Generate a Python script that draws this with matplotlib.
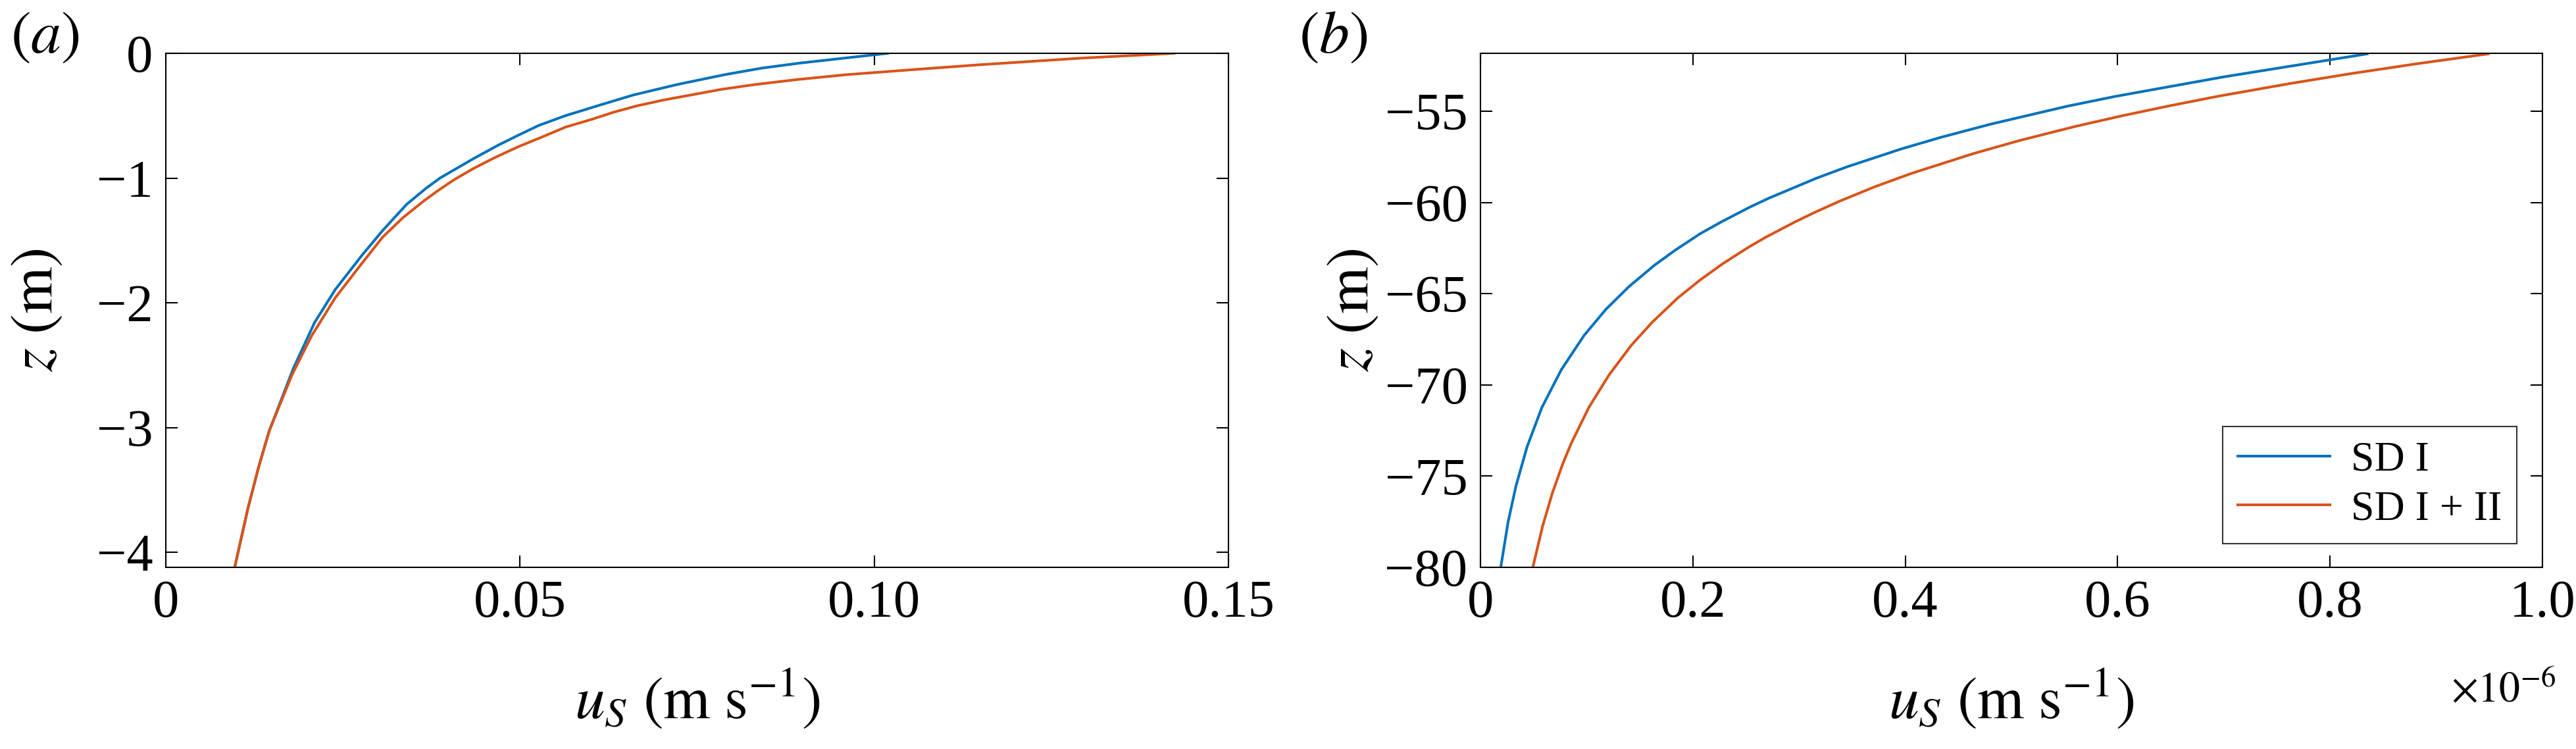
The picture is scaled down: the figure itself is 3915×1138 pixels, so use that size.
import matplotlib
matplotlib.use("Agg")
import matplotlib.pyplot as plt
from matplotlib.ticker import FixedLocator, FuncFormatter

# ---------------- data ----------------
# panel (a): near-surface Stokes drift profiles (z in m, u in m/s)
z_a_sd1 = [0.0, -0.039, -0.079, -0.118, -0.171, -0.25, -0.334, -0.416, -0.5, -0.579,
           -0.658, -0.737, -0.842, -0.934, -1.0, -1.079, -1.21, -1.421, -1.618, -1.895,
           -2.158, -2.526, -3.026, -3.316, -3.645, -4.126]
u_a_sd1 = [0.1019, 0.0957, 0.0894, 0.0842, 0.0789, 0.0722, 0.0660, 0.0612, 0.0564, 0.0526,
           0.0497, 0.0469, 0.0435, 0.0407, 0.0387, 0.0368, 0.0340, 0.0306, 0.0277, 0.0239,
           0.0210, 0.0180, 0.0146, 0.0131, 0.0116, 0.0097]
z_a_sd12 = [0.0, -0.039, -0.092, -0.132, -0.171, -0.211, -0.25, -0.289, -0.329, -0.374,
            -0.421, -0.474, -0.526, -0.592, -0.671, -0.75, -0.837, -0.921, -1.013, -1.105,
            -1.184, -1.316, -1.474, -1.711, -1.961, -2.263, -2.579, -3.026, -3.316, -3.645,
            -4.126]
u_a_sd12 = [0.1423, 0.1291, 0.1148, 0.1052, 0.0961, 0.0890, 0.0832, 0.0784, 0.0746, 0.0703,
            0.0665, 0.0631, 0.0603, 0.0564, 0.0531, 0.0497, 0.0464, 0.0435, 0.0407, 0.0383,
            0.0364, 0.0335, 0.0306, 0.0273, 0.0239, 0.0206, 0.0178, 0.0146, 0.0131, 0.0116,
            0.0097]

# panel (b): deep Stokes drift profiles (z in m, u in m/s)
z_b_sd1 = [-51.85, -53.11, -54.18, -54.72, -55.71, -56.43, -57.06, -58.04, -58.67, -59.75,
           -60.25, -61.10, -61.72, -62.62, -63.43, -64.60, -65.85, -67.29, -69.17, -71.24,
           -73.39, -75.55, -77.52, -80.0]
u_b_sd1 = [0.835e-6, 0.700e-6, 0.598e-6, 0.5525e-6, 0.480e-6, 0.4333e-6, 0.3964e-6, 0.3453e-6,
           0.3162e-6, 0.272e-6, 0.2537e-6, 0.2256e-6, 0.2066e-6, 0.1832e-6, 0.164e-6, 0.140e-6,
           0.1182e-6, 0.0975e-6, 0.0761e-6, 0.0578e-6, 0.0439e-6, 0.0334e-6, 0.0260e-6,
           0.0191e-6]
z_b_sd12 = [-51.85, -52.39, -52.93, -53.47, -54.18, -54.72, -55.26, -55.83, -56.61, -57.32,
            -58.40, -59.12, -59.93, -60.56, -61.10, -61.90, -62.44, -63.34, -64.24, -65.22,
            -66.57, -67.83, -69.44, -71.24, -73.21, -74.29, -75.91, -77.70, -80.0]
u_b_sd12 = [0.949e-6, 0.882e-6, 0.820e-6, 0.763e-6, 0.694e-6, 0.647e-6, 0.603e-6, 0.560e-6,
            0.507e-6, 0.464e-6, 0.406e-6, 0.372e-6, 0.338e-6, 0.314e-6, 0.295e-6, 0.2687e-6,
            0.2527e-6, 0.2285e-6, 0.207e-6, 0.186e-6, 0.1616e-6, 0.142e-6, 0.1212e-6, 0.102e-6,
            0.0854e-6, 0.0777e-6, 0.0678e-6, 0.0587e-6, 0.0493e-6]

series_labels = ["SD I", "SD I + II"]
xticks_a = [0, 0.05, 0.10, 0.15]
yticks_a = [0, -1, -2, -3, -4]
xticks_b = [0, 0.2e-6, 0.4e-6, 0.6e-6, 0.8e-6, 1.0e-6]
yticks_b = [-55, -60, -65, -70, -75, -80]

# ---------------- style ----------------
plt.rcParams['font.family'] = ['Liberation Serif', 'DejaVu Serif']
plt.rcParams['mathtext.fontset'] = 'stix'
C1 = '#0072BD'
C2 = '#D95319'
LW = 2.9
TICK_FS = 58
LABEL_FS = 66

W, H = 3915, 1138
fig = plt.figure(figsize=(W / 100, H / 100), dpi=100)

def axes_from_px(l, t, r, b):
    return fig.add_axes([l / W, 1 - b / H, (r - l) / W, (b - t) / H])

ax_a = axes_from_px(252, 81, 1867, 862)
ax_b = axes_from_px(2250, 81, 3864, 862)

def style(ax):
    for s in ax.spines.values():
        s.set_linewidth(1.5)
    ax.tick_params(direction='in', length=13, width=1.5, top=True, right=True,
                   labelsize=TICK_FS, pad=14)

def minus(v, fmt):
    return fmt(v).replace('-', '\u2212')

# panel (a)
ax_a.plot(u_a_sd1, z_a_sd1, color=C1, lw=LW, label=series_labels[0])
ax_a.plot(u_a_sd12, z_a_sd12, color=C2, lw=LW, label=series_labels[1])
ax_a.set_xlim(0, 0.15)
ax_a.set_ylim(-4.12, 0)
ax_a.xaxis.set_major_locator(FixedLocator(xticks_a))
ax_a.yaxis.set_major_locator(FixedLocator(yticks_a))
ax_a.xaxis.set_major_formatter(FuncFormatter(lambda v, p: '0' if abs(v) < 1e-12 else f'{v:.2f}'))
ax_a.yaxis.set_major_formatter(FuncFormatter(lambda v, p: minus(v, lambda x: f'{x:.0f}')))
style(ax_a)

# panel (b)
ax_b.plot(u_b_sd1, z_b_sd1, color=C1, lw=LW, label=series_labels[0])
ax_b.plot(u_b_sd12, z_b_sd12, color=C2, lw=LW, label=series_labels[1])
ax_b.set_xlim(0, 1.0e-6)
ax_b.set_ylim(-80, -51.82)
ax_b.xaxis.set_major_locator(FixedLocator(xticks_b))
ax_b.yaxis.set_major_locator(FixedLocator(yticks_b))
ax_b.xaxis.set_major_formatter(FuncFormatter(lambda v, p: '0' if abs(v) < 1e-15 else f'{v * 1e6:.1f}'))
ax_b.yaxis.set_major_formatter(FuncFormatter(lambda v, p: minus(v, lambda x: f'{x:.0f}')))
style(ax_b)

xlabel = r'$u_S\ (\mathrm{m\ s^{-1}})$'
for ax in (ax_a, ax_b):
    ax.set_xlabel(xlabel, fontsize=LABEL_FS)
    ax.set_ylabel(r'$z\ (\mathrm{m})$', fontsize=LABEL_FS)
    ax.xaxis.label.set_va('center')
    ax.yaxis.label.set_va('center')

ax_a.yaxis.set_label_coords(-(252 - 57) / 1615, 0.5)
ax_b.yaxis.set_label_coords(-(2250 - 2057) / 1614, 0.5)
ax_a.xaxis.set_label_coords(0.5, -(1062 - 862) / 781)
ax_b.xaxis.set_label_coords(0.5, -(1062 - 862) / 781)

# offset multiplier for panel (b)
ax_b.text((3725 - 2250) / 1614, -(1050 - 862) / 781, r'$\times 10^{-6}$',
          transform=ax_b.transAxes, ha='left', va='center', fontsize=46)

# panel labels
fig.text(68 / W, 1 - 58 / H, r'$(a)$', ha='center', va='center', fontsize=LABEL_FS)
fig.text(2026 / W, 1 - 58 / H, r'$(b)$', ha='center', va='center', fontsize=LABEL_FS)

leg = ax_b.legend(loc='lower right', bbox_to_anchor=((3825 - 2250) / 1614, (862 - 826) / 781),
                  borderaxespad=0, fontsize=46, frameon=True, fancybox=False,
                  handlelength=2.2, handletextpad=0.5, borderpad=0.35, labelspacing=0.25)
leg.get_frame().set_edgecolor('black')
leg.get_frame().set_linewidth(1.5)

fig.savefig('out.png', dpi=100)
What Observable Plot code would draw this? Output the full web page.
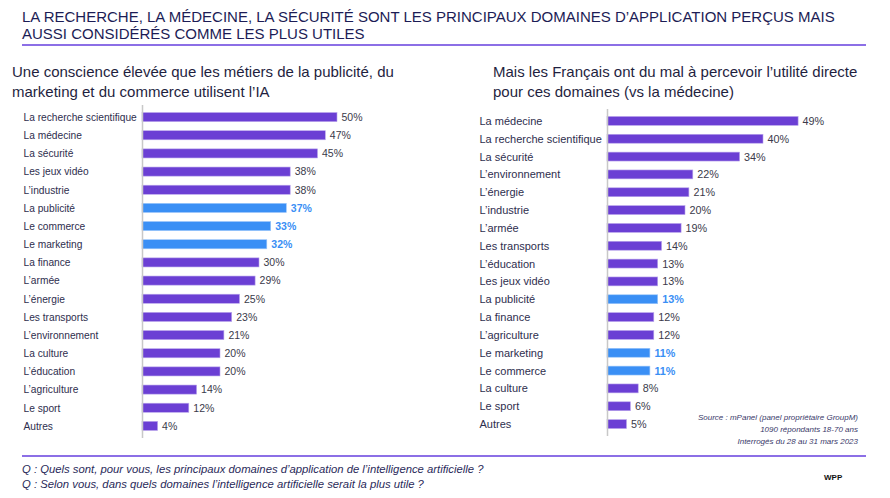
<!DOCTYPE html>
<html><head><meta charset="utf-8">
<script src="https://cdn.jsdelivr.net/npm/d3@7"></script>
<script src="https://cdn.jsdelivr.net/npm/@observablehq/plot@0.6"></script>
<style>
body{margin:0;background:#fff;}
#page{position:relative;width:890px;height:498px;overflow:hidden;font-family:"Liberation Sans",Arial,sans-serif;color:#1f1f4f;}
.abs{position:absolute;}
#title{left:22px;top:8px;font-size:15px;line-height:17px;color:#1c1c55;}
.hr{left:22px;width:844px;height:2px;background:#8c6fe6;}
.sub{font-size:15px;line-height:20px;color:#1f1f3f;}
#src{right:32px;top:412px;text-align:right;font-style:italic;font-size:8px;line-height:12px;color:#3a3a6a;}
#q{left:22px;top:462px;font-style:italic;font-size:11.3px;line-height:15px;color:#2a2a5a;}
#wpp{left:824px;top:473px;font-size:8px;font-weight:bold;color:#111;}
</style></head>
<body><div id="page">
<div id="title" class="abs">LA RECHERCHE, LA MÉDECINE, LA SÉCURITÉ SONT LES PRINCIPAUX DOMAINES D’APPLICATION PERÇUS MAIS<br>AUSSI CONSIDÉRÉS COMME LES PLUS UTILES</div>
<div class="abs hr" style="top:44px"></div>
<div class="abs sub" style="left:12px;top:62px">Une conscience élevée que les métiers de la publicité, du<br>marketing et du commerce utilisent l’IA</div>
<div class="abs sub" style="left:493px;top:62px">Mais les Français ont du mal à percevoir l’utilité directe<br>pour ces domaines (vs la médecine)</div>
<div id="left" class="abs" style="left:0;top:100px"></div>
<div id="right" class="abs" style="left:450px;top:100px"></div>
<div id="src" class="abs">Source : mPanel (panel propriétaire GroupM)<br>1090 répondants 18-70 ans<br>Interrogés du 28 au 31 mars 2023</div>
<div class="abs hr" style="top:455px"></div>
<div id="q" class="abs">Q : Quels sont, pour vous, les principaux domaines d’application de l’intelligence artificielle ?<br>Q : Selon vous, dans quels domaines l’intelligence artificielle serait la plus utile ?</div>
<div id="wpp" class="abs">WPP</div>
</div>
<script>
const leftCategories = ["La recherche scientifique","La médecine","La sécurité","Les jeux vidéo","L’industrie","La publicité","Le commerce","Le marketing","La finance","L’armée","L’énergie","Les transports","L’environnement","La culture","L’éducation","L’agriculture","Le sport","Autres"];
const leftValues = [50,47,45,38,38,37,33,32,30,29,25,23,21,20,20,14,12,4];
const rightCategories = ["La médecine","La recherche scientifique","La sécurité","L’environnement","L’énergie","L’industrie","L’armée","Les transports","L’éducation","Les jeux vidéo","La publicité","La finance","L’agriculture","Le marketing","Le commerce","La culture","Le sport","Autres"];
const rightValues = [49,40,34,22,21,20,19,14,13,13,13,12,12,11,11,8,6,5];
const highlighted = ["La publicité","Le commerce","Le marketing"];

const PURPLE = "#6b3fd4", BLUE = "#3a8ff5";

function chart(cats, vals, opts) {
  const data = cats.map((c, i) => ({cat: c, v: vals[i], hl: highlighted.includes(c)}));
  const normal = data.filter(d => !d.hl), hl = data.filter(d => d.hl);
  return Plot.plot({
    width: 440, height: 345,
    marginLeft: opts.ml, marginRight: 440 - opts.ml - 234,
    marginTop: opts.mt, marginBottom: opts.mb,
    style: {fontFamily: "Liberation Sans, Arial, sans-serif", background: "transparent"},
    x: {domain: [0, 60], axis: null},
    y: {domain: cats, paddingInner: 0.5, paddingOuter: 0.25, round: false, axis: null},
    marks: [
      Plot.barX(data, {y: "cat", x: "v", fill: d => d.hl ? BLUE : PURPLE, stroke: d => d.hl ? "#9cc6fa" : "#b9a5ec", strokeWidth: 0.6}),
      Plot.ruleX([0], {stroke: "#c8c8c8", strokeWidth: 1.5, insetTop: -3, insetBottom: -3}),
      Plot.text(data, {y: "cat", text: "cat", frameAnchor: "left", textAnchor: "start", dx: opts.dx, fontSize: opts.fs, fill: "#2e2e4e"}),
      Plot.text(normal, {y: "cat", x: "v", text: d => d.v + "%", textAnchor: "start", dx: 4, fontSize: opts.vfs, fill: "#3a3a4a"}),
      Plot.text(hl, {y: "cat", x: "v", text: d => d.v + "%", textAnchor: "start", dx: 4, fontSize: opts.vfs, fill: BLUE, fontWeight: "bold"})
    ]
  });
}
document.getElementById("left").append(chart(leftCategories, leftValues, {ml: 142, mt: 8, mb: 10, dx: -119, fs: 10.2, vfs: 10.5}));
document.getElementById("right").append(chart(rightCategories, rightValues, {ml: 157, mt: 12, mb: 12, dx: -128, fs: 11, vfs: 10.8}));
</script>
</body></html>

__________

**Stated exercise:**
Review the preceding data and report every line that includes the string "matplotlib".

**Exercise solution:**
Generate a Python script that draws this with matplotlib.
import matplotlib
matplotlib.use("Agg")
import matplotlib.pyplot as plt
from matplotlib.ticker import FixedLocator, FuncFormatter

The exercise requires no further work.